------ Material shown ------

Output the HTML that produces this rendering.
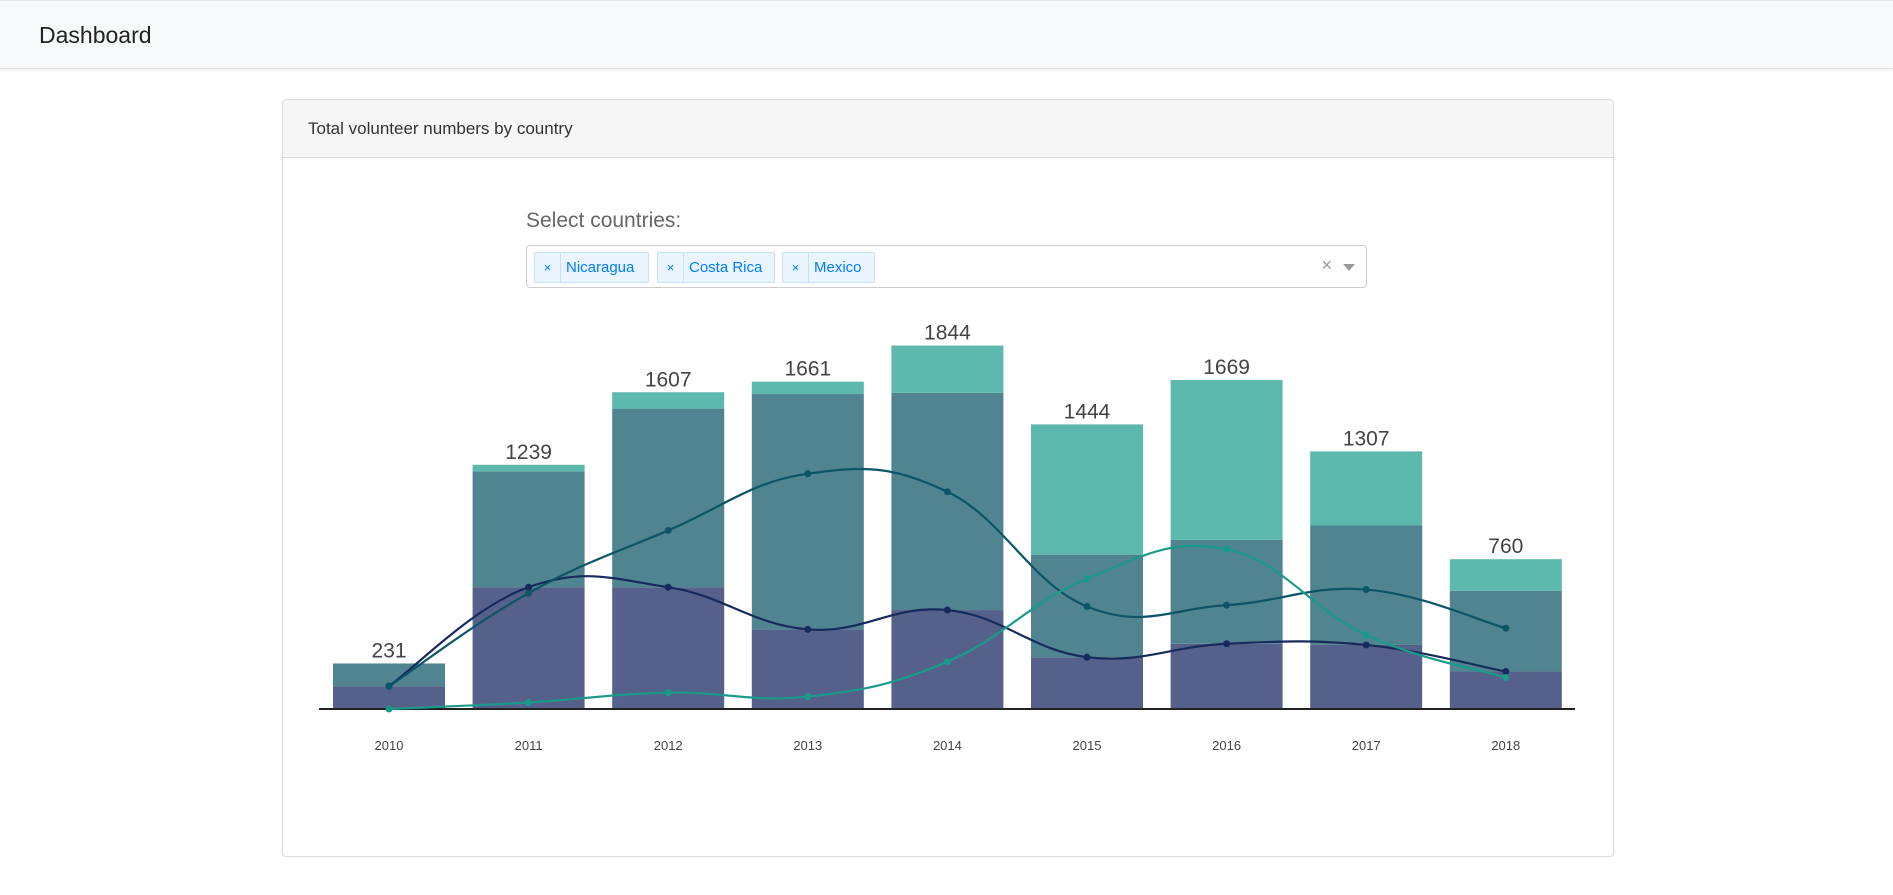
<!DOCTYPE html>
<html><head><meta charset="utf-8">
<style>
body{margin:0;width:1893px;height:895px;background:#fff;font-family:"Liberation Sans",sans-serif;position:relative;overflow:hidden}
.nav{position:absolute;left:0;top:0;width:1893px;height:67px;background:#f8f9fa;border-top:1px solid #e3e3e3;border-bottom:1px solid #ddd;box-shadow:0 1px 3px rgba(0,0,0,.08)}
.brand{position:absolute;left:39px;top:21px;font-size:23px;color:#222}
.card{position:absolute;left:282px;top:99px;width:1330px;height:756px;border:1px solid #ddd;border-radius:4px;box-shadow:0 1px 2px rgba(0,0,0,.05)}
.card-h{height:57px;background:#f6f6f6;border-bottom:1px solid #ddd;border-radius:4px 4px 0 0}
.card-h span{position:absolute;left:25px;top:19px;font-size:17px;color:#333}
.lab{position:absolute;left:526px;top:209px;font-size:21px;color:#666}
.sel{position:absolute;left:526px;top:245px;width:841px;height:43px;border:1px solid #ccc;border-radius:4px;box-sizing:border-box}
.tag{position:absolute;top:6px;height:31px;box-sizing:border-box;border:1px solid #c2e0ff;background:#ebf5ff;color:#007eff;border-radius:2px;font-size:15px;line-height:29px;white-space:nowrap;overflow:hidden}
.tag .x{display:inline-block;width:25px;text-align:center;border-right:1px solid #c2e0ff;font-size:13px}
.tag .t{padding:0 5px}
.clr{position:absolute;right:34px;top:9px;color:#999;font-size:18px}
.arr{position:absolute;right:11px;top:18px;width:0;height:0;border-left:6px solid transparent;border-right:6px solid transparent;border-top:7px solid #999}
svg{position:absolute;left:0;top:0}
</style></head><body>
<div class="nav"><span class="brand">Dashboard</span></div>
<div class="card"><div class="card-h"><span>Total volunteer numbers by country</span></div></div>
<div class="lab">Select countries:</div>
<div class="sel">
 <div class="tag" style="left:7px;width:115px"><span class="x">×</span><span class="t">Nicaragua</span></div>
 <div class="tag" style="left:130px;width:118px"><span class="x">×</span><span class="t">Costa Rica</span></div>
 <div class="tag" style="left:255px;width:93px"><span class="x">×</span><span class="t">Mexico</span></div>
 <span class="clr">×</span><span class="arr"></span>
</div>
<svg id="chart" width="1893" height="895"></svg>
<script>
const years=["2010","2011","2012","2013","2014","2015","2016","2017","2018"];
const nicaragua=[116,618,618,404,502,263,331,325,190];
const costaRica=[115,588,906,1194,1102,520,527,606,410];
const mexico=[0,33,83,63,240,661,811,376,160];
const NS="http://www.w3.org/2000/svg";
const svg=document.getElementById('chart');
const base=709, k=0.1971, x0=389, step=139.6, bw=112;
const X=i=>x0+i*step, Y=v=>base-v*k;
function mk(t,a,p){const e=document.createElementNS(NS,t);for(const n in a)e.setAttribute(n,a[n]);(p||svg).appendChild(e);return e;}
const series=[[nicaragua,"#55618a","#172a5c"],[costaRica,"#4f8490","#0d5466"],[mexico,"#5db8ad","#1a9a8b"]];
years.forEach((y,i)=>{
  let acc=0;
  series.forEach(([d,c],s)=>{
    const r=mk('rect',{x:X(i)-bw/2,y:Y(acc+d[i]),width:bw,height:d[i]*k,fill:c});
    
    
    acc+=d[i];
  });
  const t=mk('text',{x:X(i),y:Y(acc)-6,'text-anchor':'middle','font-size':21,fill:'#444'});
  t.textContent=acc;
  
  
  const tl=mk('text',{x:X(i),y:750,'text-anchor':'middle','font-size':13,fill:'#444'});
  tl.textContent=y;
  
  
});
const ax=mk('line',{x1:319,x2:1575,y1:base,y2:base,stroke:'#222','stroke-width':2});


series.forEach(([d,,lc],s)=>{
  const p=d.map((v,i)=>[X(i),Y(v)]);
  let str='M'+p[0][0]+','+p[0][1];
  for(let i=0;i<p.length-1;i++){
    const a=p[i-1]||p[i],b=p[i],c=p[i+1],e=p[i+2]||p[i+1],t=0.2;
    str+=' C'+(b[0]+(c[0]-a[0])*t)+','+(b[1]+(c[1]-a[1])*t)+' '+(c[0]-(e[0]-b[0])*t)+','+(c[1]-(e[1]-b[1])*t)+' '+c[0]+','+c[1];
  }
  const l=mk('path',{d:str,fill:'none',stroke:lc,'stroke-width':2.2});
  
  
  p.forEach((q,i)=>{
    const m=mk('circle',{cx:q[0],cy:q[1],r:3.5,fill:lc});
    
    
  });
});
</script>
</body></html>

------
------ Material shown ------

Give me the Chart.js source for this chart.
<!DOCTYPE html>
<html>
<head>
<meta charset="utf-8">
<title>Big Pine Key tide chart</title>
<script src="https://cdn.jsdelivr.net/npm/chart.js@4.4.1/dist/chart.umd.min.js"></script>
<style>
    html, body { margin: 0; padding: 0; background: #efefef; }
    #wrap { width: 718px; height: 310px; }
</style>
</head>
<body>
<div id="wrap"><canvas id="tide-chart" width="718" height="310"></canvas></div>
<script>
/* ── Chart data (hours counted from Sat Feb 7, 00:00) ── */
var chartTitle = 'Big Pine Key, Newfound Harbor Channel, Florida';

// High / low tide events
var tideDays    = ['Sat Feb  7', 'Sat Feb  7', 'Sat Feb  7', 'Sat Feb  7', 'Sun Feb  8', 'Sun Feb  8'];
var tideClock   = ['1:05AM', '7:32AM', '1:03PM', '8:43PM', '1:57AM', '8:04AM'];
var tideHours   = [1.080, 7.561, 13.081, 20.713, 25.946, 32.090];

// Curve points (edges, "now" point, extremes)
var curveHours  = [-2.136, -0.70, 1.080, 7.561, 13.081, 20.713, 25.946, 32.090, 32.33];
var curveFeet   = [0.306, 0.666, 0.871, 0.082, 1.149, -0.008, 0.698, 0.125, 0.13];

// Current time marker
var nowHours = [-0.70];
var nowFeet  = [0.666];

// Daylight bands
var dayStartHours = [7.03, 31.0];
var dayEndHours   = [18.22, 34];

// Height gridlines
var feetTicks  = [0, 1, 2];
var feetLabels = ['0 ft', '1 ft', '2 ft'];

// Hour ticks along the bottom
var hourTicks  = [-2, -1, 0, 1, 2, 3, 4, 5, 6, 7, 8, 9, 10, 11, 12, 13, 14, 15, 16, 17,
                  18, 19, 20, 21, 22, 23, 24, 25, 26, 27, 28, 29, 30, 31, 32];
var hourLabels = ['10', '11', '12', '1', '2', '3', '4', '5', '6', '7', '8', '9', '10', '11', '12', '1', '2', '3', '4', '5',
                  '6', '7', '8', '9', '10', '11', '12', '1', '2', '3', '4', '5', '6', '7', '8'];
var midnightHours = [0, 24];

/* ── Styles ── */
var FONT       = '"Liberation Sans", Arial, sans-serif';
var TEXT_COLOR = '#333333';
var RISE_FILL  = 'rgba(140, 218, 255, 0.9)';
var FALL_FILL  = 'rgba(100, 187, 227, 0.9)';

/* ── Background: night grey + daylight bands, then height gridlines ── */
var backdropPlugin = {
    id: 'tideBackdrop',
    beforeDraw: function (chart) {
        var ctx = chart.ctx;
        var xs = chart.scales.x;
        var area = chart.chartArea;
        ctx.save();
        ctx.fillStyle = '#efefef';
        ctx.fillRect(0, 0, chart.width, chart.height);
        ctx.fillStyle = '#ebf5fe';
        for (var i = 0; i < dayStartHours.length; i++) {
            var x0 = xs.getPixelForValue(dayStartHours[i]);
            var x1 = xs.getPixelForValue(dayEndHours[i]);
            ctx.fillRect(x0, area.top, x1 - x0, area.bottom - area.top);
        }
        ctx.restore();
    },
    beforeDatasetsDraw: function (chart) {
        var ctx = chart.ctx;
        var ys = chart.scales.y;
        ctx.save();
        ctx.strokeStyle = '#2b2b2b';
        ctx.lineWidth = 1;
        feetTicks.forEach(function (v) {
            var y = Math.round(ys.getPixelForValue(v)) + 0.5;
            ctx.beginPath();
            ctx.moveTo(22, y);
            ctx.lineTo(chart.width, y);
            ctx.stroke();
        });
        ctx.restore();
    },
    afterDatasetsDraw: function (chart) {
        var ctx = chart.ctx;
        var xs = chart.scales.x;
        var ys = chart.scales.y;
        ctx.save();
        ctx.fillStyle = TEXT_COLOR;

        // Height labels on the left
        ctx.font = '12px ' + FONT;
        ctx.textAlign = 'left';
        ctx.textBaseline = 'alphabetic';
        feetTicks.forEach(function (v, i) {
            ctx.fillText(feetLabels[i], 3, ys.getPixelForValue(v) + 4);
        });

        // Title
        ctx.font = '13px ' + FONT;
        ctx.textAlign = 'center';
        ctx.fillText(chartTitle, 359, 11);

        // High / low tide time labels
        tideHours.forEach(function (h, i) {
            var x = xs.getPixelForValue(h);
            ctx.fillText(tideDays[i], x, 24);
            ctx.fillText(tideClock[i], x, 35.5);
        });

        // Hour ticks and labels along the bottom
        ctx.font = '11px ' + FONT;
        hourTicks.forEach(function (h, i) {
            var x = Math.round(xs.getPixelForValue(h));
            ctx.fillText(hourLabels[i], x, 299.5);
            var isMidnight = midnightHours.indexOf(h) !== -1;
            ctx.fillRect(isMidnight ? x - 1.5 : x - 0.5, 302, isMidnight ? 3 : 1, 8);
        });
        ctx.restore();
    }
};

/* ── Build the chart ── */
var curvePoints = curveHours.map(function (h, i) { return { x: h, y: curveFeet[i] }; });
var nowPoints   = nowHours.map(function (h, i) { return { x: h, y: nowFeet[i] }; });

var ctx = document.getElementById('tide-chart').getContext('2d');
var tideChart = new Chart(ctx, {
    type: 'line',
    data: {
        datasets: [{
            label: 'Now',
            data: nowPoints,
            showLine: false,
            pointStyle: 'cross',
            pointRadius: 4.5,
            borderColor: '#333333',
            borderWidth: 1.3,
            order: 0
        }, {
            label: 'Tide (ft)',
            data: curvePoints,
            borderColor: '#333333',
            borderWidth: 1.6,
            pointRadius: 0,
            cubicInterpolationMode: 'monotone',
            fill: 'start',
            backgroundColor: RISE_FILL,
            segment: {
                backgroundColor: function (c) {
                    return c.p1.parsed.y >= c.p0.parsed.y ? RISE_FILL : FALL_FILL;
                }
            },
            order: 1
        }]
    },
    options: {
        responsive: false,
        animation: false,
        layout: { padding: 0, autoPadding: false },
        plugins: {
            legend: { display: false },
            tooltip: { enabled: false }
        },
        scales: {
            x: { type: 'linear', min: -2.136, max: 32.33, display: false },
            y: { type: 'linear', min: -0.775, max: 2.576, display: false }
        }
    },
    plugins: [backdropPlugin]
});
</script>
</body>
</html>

------

*Goal of the exercise:*
Exactly as written, quote the lines from the one that has "Give me the Chart.js source for this chart." down to the one that has "0.698, 0.125, 0.13];", and include both.

*Solution:*
Give me the Chart.js source for this chart.
<!DOCTYPE html>
<html>
<head>
<meta charset="utf-8">
<title>Big Pine Key tide chart</title>
<script src="https://cdn.jsdelivr.net/npm/chart.js@4.4.1/dist/chart.umd.min.js"></script>
<style>
    html, body { margin: 0; padding: 0; background: #efefef; }
    #wrap { width: 718px; height: 310px; }
</style>
</head>
<body>
<div id="wrap"><canvas id="tide-chart" width="718" height="310"></canvas></div>
<script>
/* ── Chart data (hours counted from Sat Feb 7, 00:00) ── */
var chartTitle = 'Big Pine Key, Newfound Harbor Channel, Florida';

// High / low tide events
var tideDays    = ['Sat Feb  7', 'Sat Feb  7', 'Sat Feb  7', 'Sat Feb  7', 'Sun Feb  8', 'Sun Feb  8'];
var tideClock   = ['1:05AM', '7:32AM', '1:03PM', '8:43PM', '1:57AM', '8:04AM'];
var tideHours   = [1.080, 7.561, 13.081, 20.713, 25.946, 32.090];

// Curve points (edges, "now" point, extremes)
var curveHours  = [-2.136, -0.70, 1.080, 7.561, 13.081, 20.713, 25.946, 32.090, 32.33];
var curveFeet   = [0.306, 0.666, 0.871, 0.082, 1.149, -0.008, 0.698, 0.125, 0.13];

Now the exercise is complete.